There may be some who fear Issa, Sen. Ted Cruz (R-Tex.) or other practitioners of neo-McCarthyism. But at least as many are unafraid to call these men dangerous or buffoons. This is largely because there is no enemy that poses the sort of threat the Soviet Union did. But there is also a felicitous side effect of the polarization of the two parties: Because there is no longer ideological overlap, as there was in the 1950s, Democrats are unafraid to challenge the likes of Issa.
Strains of demagoguery run through both parties, of course.
On the right, Cruz has specialized in McCarthy-like allegations, suggesting, for example, that Defense Secretary Chuck Hagel may have been on the payroll of Saudi Arabia or North Korea.
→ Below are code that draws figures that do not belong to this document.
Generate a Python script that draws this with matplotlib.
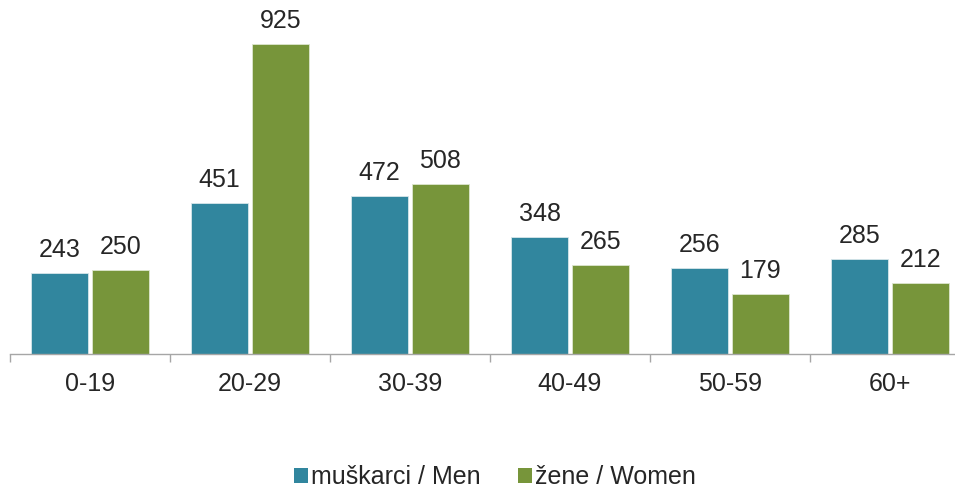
import matplotlib
matplotlib.use("Agg")
import matplotlib.pyplot as plt
import numpy as np
from matplotlib.patches import Patch

categories = ["0-19", "20-29", "30-39", "40-49", "50-59", "60+"]
men = [243, 451, 472, 348, 256, 285]
women = [250, 925, 508, 265, 179, 212]
series_names = ["muškarci / Men", "žene / Women"]

men_color = "#31869E"
women_color = "#77953A"
text_color = "#262626"

plt.rcParams["font.family"] = ["Liberation Sans", "DejaVu Sans"]

fig = plt.figure(figsize=(9.55, 4.91), dpi=100)
ax = fig.add_axes([10 / 955, 137 / 491, 945 / 955, 335 / 491])

x = np.arange(len(categories))
w = 0.356
off = 0.19
b1 = ax.bar(x - off, men, w, color=men_color, edgecolor="#d8e6ea", linewidth=0.6)
b2 = ax.bar(x + off, women, w, color=women_color, edgecolor="#dde6cf", linewidth=0.6)

for bars, vals in ((b1, men), (b2, women)):
    for rect, v in zip(bars, vals):
        ax.annotate(str(v), (rect.get_x() + rect.get_width() / 2, v),
                    xytext=(0, 11.5), textcoords="offset points",
                    ha="center", va="baseline", fontsize=18, color=text_color)

ax.set_xlim(-0.5, 5.5 - 15 / 160)
ax.set_ylim(0, 1000)

for s in ("top", "right", "left"):
    ax.spines[s].set_visible(False)
ax.spines["bottom"].set_color("#a6a6a6")
ax.spines["bottom"].set_linewidth(1.0)
ax.set_yticks([])

# boundary ticks between groups
ax.set_xticks(np.arange(-0.5, 5.5, 1.0))
ax.set_xticklabels([])
ax.tick_params(axis="x", which="major", length=6, color="#a6a6a6", width=1.0, direction="out")
ax.set_xticks(x, minor=True)
ax.set_xticklabels(categories, minor=True)
ax.tick_params(axis="x", which="minor", length=0, pad=13, labelsize=18, labelcolor=text_color)

handles = [Patch(facecolor=men_color), Patch(facecolor=women_color)]
fig.legend(handles, series_names, loc="center", bbox_to_anchor=(495 / 955, 14 / 491),
           ncol=2, frameon=False, fontsize=18, handlelength=0.55, handleheight=0.55,
           handletextpad=0.12, columnspacing=1.5, labelcolor=text_color,
           borderpad=0, borderaxespad=0)

fig.savefig("out.png", dpi=100)
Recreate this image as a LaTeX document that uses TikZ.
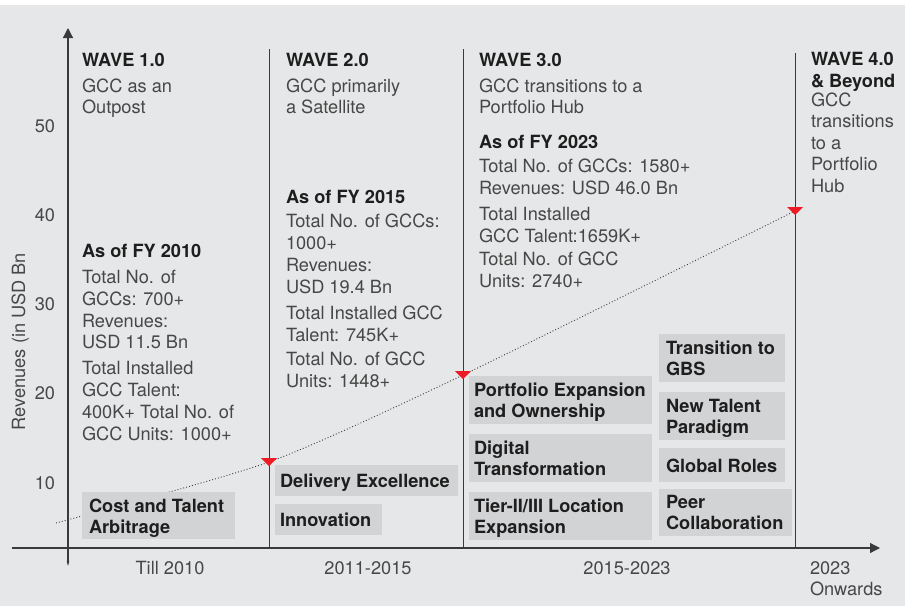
\documentclass[tikz,border=0pt]{standalone}
\usepackage{fontspec}
\setmainfont{TeX Gyre Heros}
\usetikzlibrary{arrows.meta}
\definecolor{bg}{HTML}{E6E7E8}
\definecolor{boxc}{HTML}{D2D3D5}
\definecolor{bodyc}{HTML}{474747}
\definecolor{headc}{HTML}{1E1E1E}
\definecolor{linec}{HTML}{3A3A3A}
\definecolor{redc}{HTML}{ED1C24}
\begin{document}
\begin{tikzpicture}[x=1pt,y=-1pt,
 every node/.style={inner sep=0pt, outer sep=0pt},
 body/.style={anchor=base west, text=bodyc, font=\fontsize{18.2}{21}\selectfont},
 head/.style={anchor=base west, text=headc, font=\fontsize{18.2}{21}\selectfont\bfseries},
 tagtext/.style={anchor=base west, text=headc, font=\fontsize{18.2}{21}\selectfont\bfseries},
 tagbox/.style={fill=boxc, draw=none, anchor=north west},
 axisline/.style={draw=linec, line width=1.2pt},
 divider/.style={draw=linec, line width=1pt},
 trend/.style={draw=linec, line width=0.9pt, dash pattern=on 0.9pt off 2.1pt},
 marker/.style={fill=redc, draw=none}]
\useasboundingbox (0,0) rectangle (905,606);
\fill[white] (0,0) rectangle (905,606);
\fill[bg] (0,5) rectangle (905,606);

% trend curve
\coordinate (t0) at (56,523);
\coordinate (t1) at (269,462);
\coordinate (t2) at (463,375);
\coordinate (t3) at (795,211);
\draw[trend] plot[smooth, tension=0.4] coordinates {(t0) (t1) (t2) (t3)};

% tag boxes
\node[tagbox, minimum width=153pt, minimum height=47pt] (b1) at (82,492) {};
\node[tagbox, minimum width=183pt, minimum height=31pt] (b2) at (275,465) {};
\node[tagbox, minimum width=107pt, minimum height=31pt] (b3) at (275,504) {};
\node[tagbox, minimum width=183pt, minimum height=48pt] (b4) at (469,376) {};
\node[tagbox, minimum width=183pt, minimum height=48pt] (b5) at (469,434) {};
\node[tagbox, minimum width=183pt, minimum height=48pt] (b6) at (469,492) {};
\node[tagbox, minimum width=126pt, minimum height=48pt] (b7) at (659,334) {};
\node[tagbox, minimum width=126pt, minimum height=48pt] (b8) at (659,392) {};
\node[tagbox, minimum width=126pt, minimum height=34pt] (b9) at (659,448) {};
\node[tagbox, minimum width=133pt, minimum height=47pt] (b10) at (659,489) {};

% axes
\coordinate (yb) at (68,566);
\coordinate (yt) at (68,28);
\coordinate (xl) at (12,548);
\coordinate (xr) at (880,548);
\draw[axisline, {Stealth[length=5pt,width=2.5pt]}-{Triangle[length=10pt,width=10pt]}] (yb) -- (yt);
\draw[axisline, -{Triangle[length=10pt,width=10pt]}] (xl) -- (xr);

% dividers
\coordinate (d1t) at (269,49);  \coordinate (d1b) at (269,548);
\coordinate (d2t) at (463,49);  \coordinate (d2b) at (463,548);
\coordinate (d3t) at (795,53);  \coordinate (d3b) at (795,548);
\draw[divider] (d1t) -- (d1b);
\draw[divider] (d2t) -- (d2b);
\draw[divider] (d3t) -- (d3b);

% markers
\fill[marker] (261,458) -- (277,458) -- (269,466) -- cycle;
\fill[marker] (455,371) -- (471,371) -- (463,379) -- cycle;
\fill[marker] (787,207) -- (803,207) -- (795,215) -- cycle;

% y ticks
\node[body, anchor=base east] (y50) at (55,132) {50};
\node[body, anchor=base east] (y40) at (55,221) {40};
\node[body, anchor=base east] (y30) at (55,310) {30};
\node[body, anchor=base east] (y20) at (55,399) {20};
\node[body, anchor=base east] (y10) at (55,489) {10};
\node[body, anchor=base, rotate=90] (ytitle) at (25,341.5) {Revenues (in USD Bn};

% x labels
\node[body, anchor=base] (x1) at (170,574) {Till 2010};
\node[body, anchor=base] (x2) at (368,574) {2011-2015};
\node[body, anchor=base] (x3) at (627,574) {2015-2023};
\node[body] (x4a) at (810,574) {2023};
\node[body] (x4b) at (810,595) {Onwards};

% wave 1
\node[head] (w1h) at (82,66) {WAVE 1.0};
\node[body] (w1s1) at (82,92) {GCC as an};
\node[body] (w1s2) at (82,113.5) {Outpost};
\node[head] (w1f) at (82,257) {As of FY 2010};
\node[body] (w1l1) at (82,283) {Total No. of};
\node[body] (w1l2) at (82,305) {GCCs: 700+};
\node[body] (w1l3) at (82,327) {Revenues:};
\node[body] (w1l4) at (82,348) {USD 11.5 Bn};
\node[body] (w1l5) at (82,374) {Total Installed};
\node[body] (w1l6) at (82,396) {GCC Talent:};
\node[body] (w1l7) at (82,418) {400K+ Total No. of};
\node[body] (w1l8) at (82,440) {GCC Units: 1000+};

% wave 2
\node[head] (w2h) at (286,66) {WAVE 2.0};
\node[body] (w2s1) at (286,92) {GCC primarily};
\node[body] (w2s2) at (286,113.5) {a Satellite};
\node[head] (w2f) at (286,203) {As of FY 2015};
\node[body] (w2l1) at (286,227) {Total No. of GCCs:};
\node[body] (w2l2) at (286,249) {1000+};
\node[body] (w2l3) at (286,271) {Revenues:};
\node[body] (w2l4) at (286,293) {USD 19.4 Bn};
\node[body] (w2l5) at (286,319) {Total Installed GCC};
\node[body] (w2l6) at (286,341) {Talent: 745K+};
\node[body] (w2l7) at (286,365) {Total No. of GCC};
\node[body] (w2l8) at (286,387) {Units: 1448+};

% wave 3
\node[head] (w3h) at (479,66) {WAVE 3.0};
\node[body] (w3s1) at (479,92) {GCC transitions to a};
\node[body] (w3s2) at (479,113.5) {Portfolio Hub};
\node[head] (w3f) at (479,148) {As of FY 2023};
\node[body] (w3l1) at (479,172) {Total No. of GCCs: 1580+};
\node[body] (w3l2) at (479,194) {Revenues: USD 46.0 Bn};
\node[body] (w3l3) at (479,220) {Total Installed};
\node[body] (w3l4) at (479,242) {GCC Talent:1659K+};
\node[body] (w3l5) at (479,265) {Total No. of GCC};
\node[body] (w3l6) at (479,287) {Units: 2740+};

% wave 4
\node[head] (w4h1) at (811,65) {WAVE 4.0};
\node[head] (w4h2) at (811,87) {\& Beyond};
\node[body] (w4s1) at (811,106) {GCC};
\node[body] (w4s2) at (811,127.5) {transitions};
\node[body] (w4s3) at (811,149) {to a};
\node[body] (w4s4) at (811,170.5) {Portfolio};
\node[body] (w4s5) at (811,192) {Hub};

% tag texts
\node[tagtext] (b1a) at (89,512) {Cost and Talent};
\node[tagtext] (b1b) at (89,533) {Arbitrage};
\node[tagtext] (b2a) at (280,487) {Delivery Excellence};
\node[tagtext] (b3a) at (280,526) {Innovation};
\node[tagtext] (b4a) at (474,396) {Portfolio Expansion};
\node[tagtext] (b4b) at (474,417) {and Ownership};
\node[tagtext] (b5a) at (474,454) {Digital};
\node[tagtext] (b5b) at (474,475) {Transformation};
\node[tagtext] (b6a) at (474,512) {Tier-II/III Location};
\node[tagtext] (b6b) at (474,533) {Expansion};
\node[tagtext] (b7a) at (666,354) {Transition to};
\node[tagtext] (b7b) at (666,375) {GBS};
\node[tagtext] (b8a) at (666,412) {New Talent};
\node[tagtext] (b8b) at (666,433) {Paradigm};
\node[tagtext] (b9a) at (666,472) {Global Roles};
\node[tagtext] (b10a) at (666,508) {Peer};
\node[tagtext] (b10b) at (666,529) {Collaboration};
\end{tikzpicture}
\end{document}
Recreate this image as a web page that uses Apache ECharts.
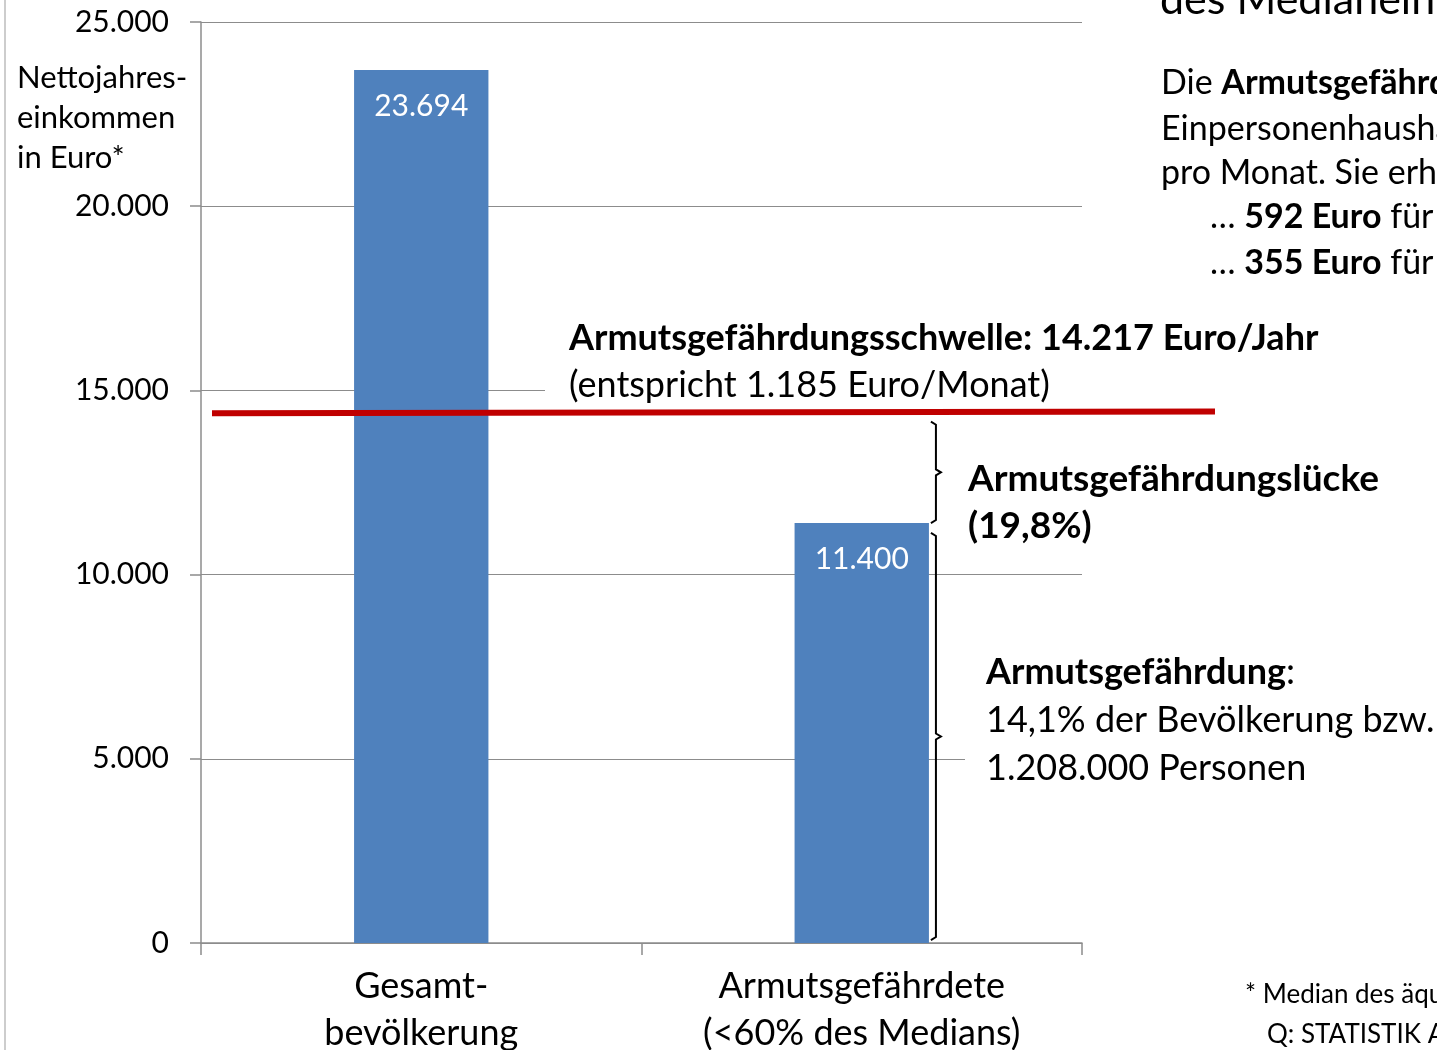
<!DOCTYPE html>
<html>
<head>
<meta charset="utf-8">
<script src="https://cdn.jsdelivr.net/npm/echarts@6/dist/echarts.min.js"></script>
<style>
  html, body { margin: 0; padding: 0; background: #fff; }
  #chart { width: 1437px; height: 1050px; }
</style>
</head>
<body>
<div id="chart"></div>
<script>
// data
const categories = ['Gesamt-\nbevölkerung', 'Armutsgefährdete\n(<60% des Medians)']
const incomeValues = [23694, 11400]
const yMin = 0
const yMax = 25000
const yStep = 5000
// red threshold line as drawn (slightly rising to the right)
const thresholdLine = [[0, 14380], [1, 14430]]
// brackets on the right of the second bar: [category, from, to]
const brackets = [[1, 14150, 11400], [1, 11130, 80]]

const FONT = 'Lato, "Noto Sans", sans-serif'
const fmt = v => String(v).replace(/\B(?=(\d{3})+(?!\d))/g, '.')

const chart = echarts.init(document.getElementById('chart'))

const bracketItem = (params, api) => {
  const cat = api.value(0)
  const top = api.coord([cat, api.value(1)])
  const bot = api.coord([cat, api.value(2)])
  const band = api.size([1, 0])[0]
  const x = top[0] + band * 0.305 / 2 + 7
  const mid = (top[1] + bot[1]) / 2
  return {
    type: 'polyline',
    shape: {
      points: [[x - 5, top[1]], [x, top[1] + 3], [x, mid - 3], [x + 5, mid],
        [x, mid + 3], [x, bot[1] - 3], [x - 5, bot[1]]]
    },
    style: { stroke: '#000', lineWidth: 2, fill: null }
  }
}

const txt = (x, y, text, size, rich, extra) => Object.assign({
  type: 'text',
  x: x,
  y: y,
  z: 10,
  style: Object.assign({
    text: text,
    fontFamily: FONT,
    fontSize: size,
    fill: '#000',
    verticalAlign: 'middle',
    rich: rich || {}
  }, extra || {})
})

const b = (size, lh) => ({ fontWeight: 'bold', fontSize: size, fontFamily: FONT, fill: '#000', lineHeight: lh })
const n = (size, lh) => ({ fontSize: size, fontFamily: FONT, fill: '#000', lineHeight: lh })

const option = {
  backgroundColor: '#fff',
  animation: false,
  grid: [
    { left: 201, width: 881, top: 22, height: 921, outerBoundsMode: 'none', containLabel: false },
    { left: 212, width: 1003, top: 22, height: 921, outerBoundsMode: 'none', containLabel: false }
  ],
  xAxis: [
    {
      type: 'category',
      data: categories,
      gridIndex: 0,
      axisLine: { lineStyle: { color: '#8c8c8c', width: 1.5 } },
      axisTick: { show: true, length: 12, lineStyle: { color: '#8c8c8c', width: 1.5 } },
      axisLabel: { fontFamily: FONT, fontSize: 36, lineHeight: 47, color: '#000', margin: 20 }
    },
    { type: 'value', gridIndex: 1, min: 0, max: 1, show: false }
  ],
  yAxis: [
    {
      type: 'value',
      gridIndex: 0,
      min: yMin,
      max: yMax,
      interval: yStep,
      axisLine: { show: true, lineStyle: { color: '#8c8c8c', width: 1.5 } },
      axisTick: { show: true, length: 11, lineStyle: { color: '#8c8c8c', width: 1.5 } },
      splitLine: { lineStyle: { color: '#8c8c8c', width: 1.2 } },
      axisLabel: { fontFamily: FONT, fontSize: 30, color: '#000', margin: 32, formatter: fmt }
    },
    { type: 'value', gridIndex: 1, min: yMin, max: yMax, show: false }
  ],
  series: [
    {
      type: 'bar',
      data: incomeValues,
      barWidth: '30.5%',
      itemStyle: { color: '#4F81BD' },
      label: {
        show: true,
        position: 'insideTop',
        distance: 21,
        color: '#fff',
        fontFamily: FONT,
        fontSize: 30,
        formatter: p => fmt(p.value)
      },
      z: 2
    },
    {
      type: 'custom',
      data: brackets,
      renderItem: bracketItem,
      encode: { x: 0, y: [1, 2] },
      clip: false,
      z: 5
    },
    {
      type: 'line',
      xAxisIndex: 1,
      yAxisIndex: 1,
      data: thresholdLine,
      symbol: 'none',
      lineStyle: { color: '#C00000', width: 6 },
      z: 20
    }
  ],
  graphic: [
    { type: 'line', shape: { x1: 5, y1: 0, x2: 5, y2: 1050 }, style: { stroke: '#bdbdbd', lineWidth: 1.5 } },
    txt(17, 118, 'Nettojahres-\neinkommen\nin Euro*', 31, null, { lineHeight: 40 }),
    // threshold text (white box hides grid line)
    txt(545, 362, '{b|Armutsgefährdungsschwelle: 14.217 Euro/Jahr}\n{n|(entspricht 1.185 Euro/Monat)}', 36,
      { b: b(36, 47), n: n(36, 47) },
      { backgroundColor: '#fff', padding: [4, 10, 4, 24] }),
    txt(968, 503, '{b|Armutsgefährdungslücke}\n{b|(19,8%)}', 37,
      { b: b(37, 47) }),
    txt(965, 720, '{b|Armutsgefährdung}{n|:}\n{n|14,1% der Bevölkerung bzw.}\n{n|1.208.000 Personen}', 36,
      { b: b(36, 48), n: n(36, 48) },
      { backgroundColor: '#fff', padding: [4, 10, 4, 21] }),
    // right-hand paragraph (cut off by the slide edge)
    txt(1160, 0, 'des Medianeinkommens', 43),
    txt(1161, 83, '{n|Die }{b|Armutsgefährdungsschwelle}', 34, { b: b(34), n: n(34) }),
    txt(1161, 129, 'Einpersonenhaushalt', 34),
    txt(1161, 173, 'pro Monat. Sie erhöht sich', 34),
    txt(1210, 217, '{n|… }{b|592 Euro}{n| für}', 34, { b: b(34), n: n(34) }),
    txt(1210, 263, '{n|… }{b|355 Euro}{n| für}', 34, { b: b(34), n: n(34) }),
    // footnote
    txt(1245, 995, '* Median des äquivalisierten', 26),
    txt(1267, 1035, 'Q: STATISTIK AUSTRIA', 26)
  ]
}

chart.setOption(option)
</script>
</body>
</html>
But in neither case is the opposition intimidated by the allegations.
Consider the efforts of Issa, who famously said the IRS targeting of conservative groups was “coordinated in all likelihood right out of Washington headquarters — and we’re getting to proving it.” Instead, he ended up fixing blame on Lerner, a career employee at the IRS who took the Fifth Amendment and refused to answer questions from Issa’s committee. Issa claimed she had waived her Fifth Amendment rights, and this week his committee voted to hold her in contempt.
The way to fight McCarthyism is to denounce its purveyors — ad hominem and ad infinitum.